Este episodio es una imagen magnífica de la realidad de la Iglesia de todos los tiempos: una barca que, a lo largo de la travesía debe afrontar los vientos contrarios y tempestades que amenazan con volcarla. Lo que la salva, no es el coraje y las cualidades de los hombres: la garantía contra el naufragio es la fe en Jesús y en su palabra. Esta es la garantía, la fe en Jesús y en su palabra.
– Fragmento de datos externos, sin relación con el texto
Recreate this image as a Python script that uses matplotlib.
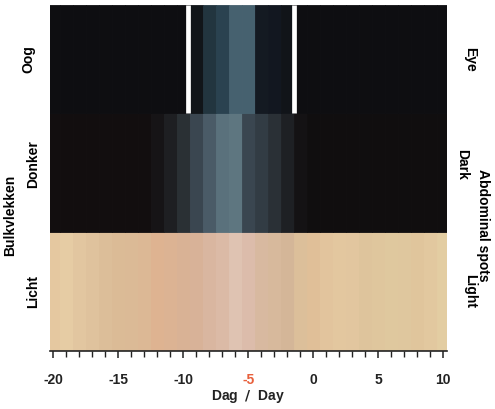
import numpy as np
import matplotlib
matplotlib.use("Agg")
import matplotlib.pyplot as plt

# ------------------------------------------------------------------ #
#  DATA  (one colour per day)
# ------------------------------------------------------------------ #

days = list(range(-20, 11))

eye_colors = (
    ["#0e0e11"] * 11                      # -20 .. -10
    + ["#111519", "#22353f", "#2a4250", "#46616f", "#46616f",
       "#141a22", "#121720", "#111419"]   # -9 .. -2
    + ["#0e0e11"] * 12                    # -1 .. 10
)

dark_colors = (
    ["#120e0f"] * 8                       # -20 .. -13
    + ["#161416", "#1e1f22", "#2a3034", "#3a4650", "#4a5b67",
       "#5a717c", "#5e7680", "#3a4650", "#323c44", "#2a3036",
       "#1e2024", "#141214"]              # -12 .. -1
    + ["#100e0f"] * 11                    # 0 .. 10
)

light_colors = [
    "#e5c8a0", "#e6cca4", "#e2c6a0", "#dfc29d", "#dcbe99", "#dbbb96",
    "#dbba96", "#dcb895", "#deb391", "#dcb393", "#d9b295", "#d8b298",
    "#d9b6a0", "#dbbaa6", "#dfc3b2", "#dcbcab", "#d8b9a0", "#d7b99c",
    "#d4b698", "#dcbf9a", "#e0bf98", "#e2c49d", "#e3c79f", "#e2c69f",
    "#dec49c", "#dfc69d", "#dfc89e", "#dfc79e", "#e0c59c", "#e2c89f",
    "#e3cda2",
]

eye_marks = [-9.6, -1.5]                  # white lines in the eye band

band_edges = [0.0, 1.0, 2.0, 2.91]       # light / dark / eye
tick_labels = ["-20", "-15", "-10", "-5", "0", "5", "10"]
tick_days = [-20, -15, -10, -5, 0, 5, 10]

# ------------------------------------------------------------------ #
#  Plot
# ------------------------------------------------------------------ #

plt.rcParams["font.family"] = ["Liberation Sans", "DejaVu Sans"]
plt.rcParams["font.weight"] = "bold"

fig = plt.figure(figsize=(4.95, 4.1), dpi=100)
ax = fig.add_axes([0.101, 0.1415, 0.802, 0.8435])

for colors, lo, hi in [
    (light_colors, band_edges[0], band_edges[1]),
    (dark_colors, band_edges[1], band_edges[2]),
    (eye_colors, band_edges[2], band_edges[3]),
]:
    ax.bar(days, hi - lo, bottom=lo, width=1.0, color=colors,
           edgecolor=colors, linewidth=0.6, align="center")

ax.vlines(eye_marks, band_edges[2], band_edges[3], colors="white", linewidth=3.4)

ax.set_xlim(-20.25, 10.3)
ax.set_ylim(band_edges[0], band_edges[3])

for side in ["top", "left", "right"]:
    ax.spines[side].set_visible(False)
ax.spines["bottom"].set_linewidth(1.2)
ax.spines["bottom"].set_color("#222222")

ax.set_yticks([])
ax.set_xticks(tick_days)
ax.set_xticklabels(tick_labels, fontsize=10, fontweight="bold", color="#222222")
ax.set_xticks(range(-20, 11), minor=True)
ax.tick_params(axis="x", which="major", length=5, width=1.1, color="#222222", pad=10)
ax.tick_params(axis="x", which="minor", length=4, width=1.0, color="#222222")
ax.get_xticklabels()[3].set_color("#e8603c")

ax.set_xlabel("Dag  $\\mathit{/}$  Day", fontsize=10, fontweight="bold",
              color="#222222", labelpad=1)

# left labels (Dutch)
fig.text(0.057, 0.855, "Oog", rotation=90, ha="center", va="center", fontsize=10)
fig.text(0.066, 0.6, "Donker", rotation=90, ha="center", va="center", fontsize=10)
fig.text(0.066, 0.29, "Licht", rotation=90, ha="center", va="center", fontsize=10)
fig.text(0.021, 0.475, "Bulkvlekken", rotation=90, ha="center", va="center", fontsize=10)

# right labels (English)
fig.text(0.949, 0.855, "Eye", rotation=-90, ha="center", va="center", fontsize=10)
fig.text(0.933, 0.6, "Dark", rotation=-90, ha="center", va="center", fontsize=10)
fig.text(0.975, 0.45, "Abdominal spots", rotation=-90, ha="center", va="center", fontsize=10)
fig.text(0.949, 0.29, "Light", rotation=-90, ha="center", va="center", fontsize=10)

fig.savefig("out.png", dpi=100)
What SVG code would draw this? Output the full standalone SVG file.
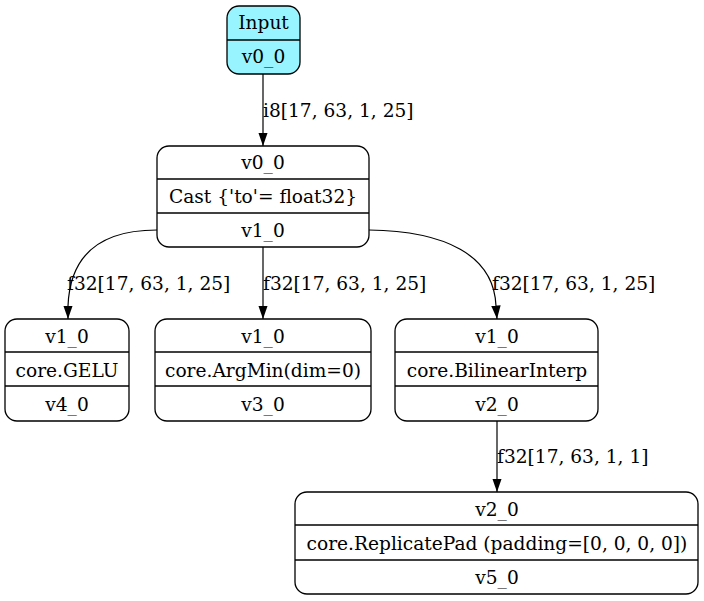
<svg xmlns="http://www.w3.org/2000/svg" width="704" height="601" viewBox="0 0 704 601">
  <defs>
    <marker id="arrow" viewBox="0 0 13.5 10" refX="13.5" refY="5" markerWidth="13.5" markerHeight="10" markerUnits="userSpaceOnUse" orient="auto">
      <path d="M0,0.3 L13.5,5 L0,9.7 Z" fill="#000"/>
    </marker>
  </defs>
  <style>
    text { font-family: "DejaVu Serif", "Liberation Serif", serif; font-size: 18.6px; fill: #000; }
    .node text { text-anchor: middle; }
    .box { fill: none; stroke: #000; stroke-width: 1.3; }
    .sep { stroke: #000; stroke-width: 1.3; }
    .edge { fill: none; stroke: #000; stroke-width: 1.2; marker-end: url(#arrow); }
  </style>
  <rect width="704" height="601" fill="#fff"/>

  <g id="edges">
    <path class="edge" d="M263,74 L263,146"/>
    <text x="263" y="117">i8[17, 63, 1, 25]</text>
    <path class="edge" d="M157,230 C100,230 70,255 68,306 L68,319"/>
    <text x="67" y="290">f32[17, 63, 1, 25]</text>
    <path class="edge" d="M263,247 L263,319"/>
    <text x="263" y="290">f32[17, 63, 1, 25]</text>
    <path class="edge" d="M369,230 C445,231 494,255 496,306 L497,319"/>
    <text x="492" y="290">f32[17, 63, 1, 25]</text>
    <path class="edge" d="M497,421 L497,492"/>
    <text x="497" y="463">f32[17, 63, 1, 1]</text>
  </g>

  <g id="input" class="node">
    <rect x="227" y="6" width="73" height="68" rx="12" fill="#98f5ff" stroke="#000" stroke-width="1.3"/>
    <line class="sep" x1="227" y1="40" x2="300" y2="40"/>
    <text x="263.5" y="29">Input</text>
    <text x="263.5" y="63">v0_0</text>
  </g>

  <g id="cast" class="node">
    <rect class="box" x="157" y="146" width="212" height="101" rx="12"/>
    <line class="sep" x1="157" y1="179" x2="369" y2="179"/>
    <line class="sep" x1="157" y1="213" x2="369" y2="213"/>
    <text x="263" y="168.5">v0_0</text>
    <text x="263" y="202.5">Cast {'to'= float32}</text>
    <text x="263" y="236.5">v1_0</text>
  </g>

  <g id="gelu" class="node">
    <rect class="box" x="5" y="319" width="124" height="102" rx="12"/>
    <line class="sep" x1="5" y1="352" x2="129" y2="352"/>
    <line class="sep" x1="5" y1="386" x2="129" y2="386"/>
    <text x="67" y="342.5">v1_0</text>
    <text x="67" y="376.5">core.GELU</text>
    <text x="67" y="410.5">v4_0</text>
  </g>

  <g id="argmin" class="node">
    <rect class="box" x="155" y="319" width="216" height="102" rx="12"/>
    <line class="sep" x1="155" y1="352" x2="371" y2="352"/>
    <line class="sep" x1="155" y1="386" x2="371" y2="386"/>
    <text x="263" y="342.5">v1_0</text>
    <text x="263" y="376.5">core.ArgMin(dim=0)</text>
    <text x="263" y="410.5">v3_0</text>
  </g>

  <g id="bilinear" class="node">
    <rect class="box" x="395" y="319" width="203" height="102" rx="12"/>
    <line class="sep" x1="395" y1="352" x2="598" y2="352"/>
    <line class="sep" x1="395" y1="386" x2="598" y2="386"/>
    <text x="497" y="342.5">v1_0</text>
    <text x="497" y="376.5">core.BilinearInterp</text>
    <text x="497" y="410.5">v2_0</text>
  </g>

  <g id="replicatepad" class="node">
    <rect class="box" x="295" y="492" width="403" height="102" rx="12"/>
    <line class="sep" x1="295" y1="525" x2="698" y2="525"/>
    <line class="sep" x1="295" y1="560" x2="698" y2="560"/>
    <text x="497" y="515.5">v2_0</text>
    <text x="497" y="549.5">core.ReplicatePad (padding=[0, 0, 0, 0])</text>
    <text x="497" y="583.5">v5_0</text>
  </g>
</svg>
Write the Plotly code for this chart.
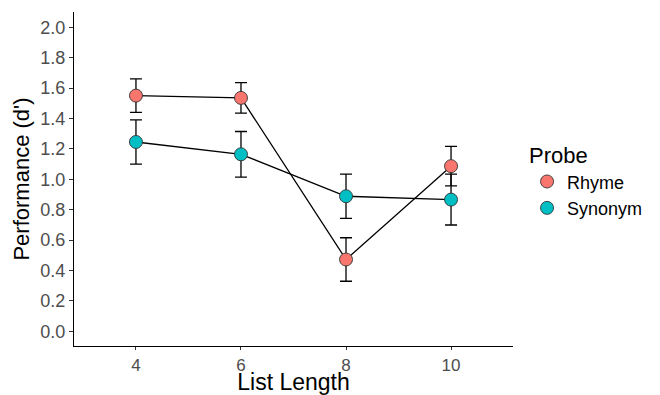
import plotly.graph_objects as go

list_length = [4, 6, 8, 10]
rhyme_mean = [1.55, 1.535, 0.472, 1.086]
rhyme_err = [0.11, 0.10, 0.143, 0.13]
synonym_mean = [1.245, 1.164, 0.888, 0.866]
synonym_err = [0.145, 0.15, 0.145, 0.167]

series = [
    ("Rhyme", rhyme_mean, rhyme_err, "#F8766D"),
    ("Synonym", synonym_mean, synonym_err, "#00BFC4"),
]

fig = go.Figure()
for name, ys, errs, color in series:
    fig.add_trace(go.Scatter(
        x=list_length, y=ys, name=name, mode="lines+markers", showlegend=False,
        line=dict(color="black", width=1.3),
        marker=dict(size=13, color=color, line=dict(color="#333333", width=0.9)),
        error_y=dict(type="data", array=errs, visible=True, color="black",
                     thickness=1.3, width=6),
    ))
for name, ys, errs, color in series:
    fig.add_trace(go.Scatter(
        x=[None], y=[None], name=name, mode="markers", showlegend=True,
        marker=dict(size=13, color=color, line=dict(color="#333333", width=0.9)),
    ))

font_family = "Liberation Sans, Arial, sans-serif"
fig.update_layout(
    width=652, height=387,
    margin=dict(l=66, r=147, t=4, b=49),
    paper_bgcolor="white", plot_bgcolor="white",
    font=dict(family=font_family, color="black"),
    showlegend=True,
    legend=dict(
        title=dict(text="Probe", font=dict(size=22, color="black")),
        font=dict(size=18, color="black"),
        x=1.032, xanchor="left", y=0.495, yanchor="middle",
        tracegroupgap=0,
    ),
    xaxis=dict(
        range=[2.82, 11.18], tickvals=[4, 6, 8, 10],
        showgrid=False, zeroline=False, automargin=False,
        showline=True, linecolor="black", linewidth=1.3,
        ticks="outside", ticklen=3, tickcolor="#333333", tickwidth=1.1,
        tickfont=dict(size=17, color="#4D4D4D"),
        title=dict(text="List Length", font=dict(size=23, color="black")),
    ),
    yaxis=dict(
        range=[-0.097, 2.1], tickvals=[0, 0.2, 0.4, 0.6, 0.8, 1.0, 1.2, 1.4, 1.6, 1.8, 2.0],
        tickformat=".1f",
        showgrid=False, zeroline=False, automargin=False,
        showline=True, linecolor="black", linewidth=1.3,
        ticks="outside", ticklen=4, tickcolor="#333333", tickwidth=1.1,
        tickfont=dict(size=18, color="#4D4D4D"),
        title=dict(text="Performance (d')", font=dict(size=22, color="black"), standoff=4),
    ),
)

fig.write_html("out.html")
Sobre esta barca estamos seguros, a pesar de nuestras miserias y de nuestras debilidades, sobre todo cuando nos ponemos de rodillas  y adoramos al Señor, como los discípulos que, al final, “se postraron delante de él, diciendo: ”Verdaderamente, tú eres el Hijo de Dios!”  (v.33). Qué hermoso es decirle a Jesús estas palabras! [Verdaderamente, tú eres el Hijo de Dios!], lo decimos todos juntos fuerte!, “Verdaderamente, tú eres Hijo de Dios” Una vez más! [Verdaderamente, tú eres el Hijo de Dios]
La Virgen María nos ayuda a perdurar firmes en la fe para resistir a las tempestades de la vida, a permanecer en la barca de la Iglesia, huyendo de la tentación de subir sobre barcas fascinantes pero inseguras, de las ideologías, de las modas y de los slogans.
Palabras Del Papa francisco después del ángelus
Queridos hermanos y hermanas,
Os saludo a todos afectuosamente, romanos y peregrinos  que estáis presentes: familias, parroquias, asociaciones y a cada fiel.
Hoy también tengo la alegría de saludar  a los grupos de jóvenes: los scouts de trevise y de vincence (son numerosos!), los participantes del Congreso nacional de la juventud franciscana.
Saludo también a las Hermanas de la Virgen de los Dolores de Nápoles y al grupo de peregrinos que han recorrido a pie la Via Francigena de Siena a Roma.
A todos os deseo un buen domingo y un buen almuerzo. Por favor, no os olvidéis de orar por mí. Adios!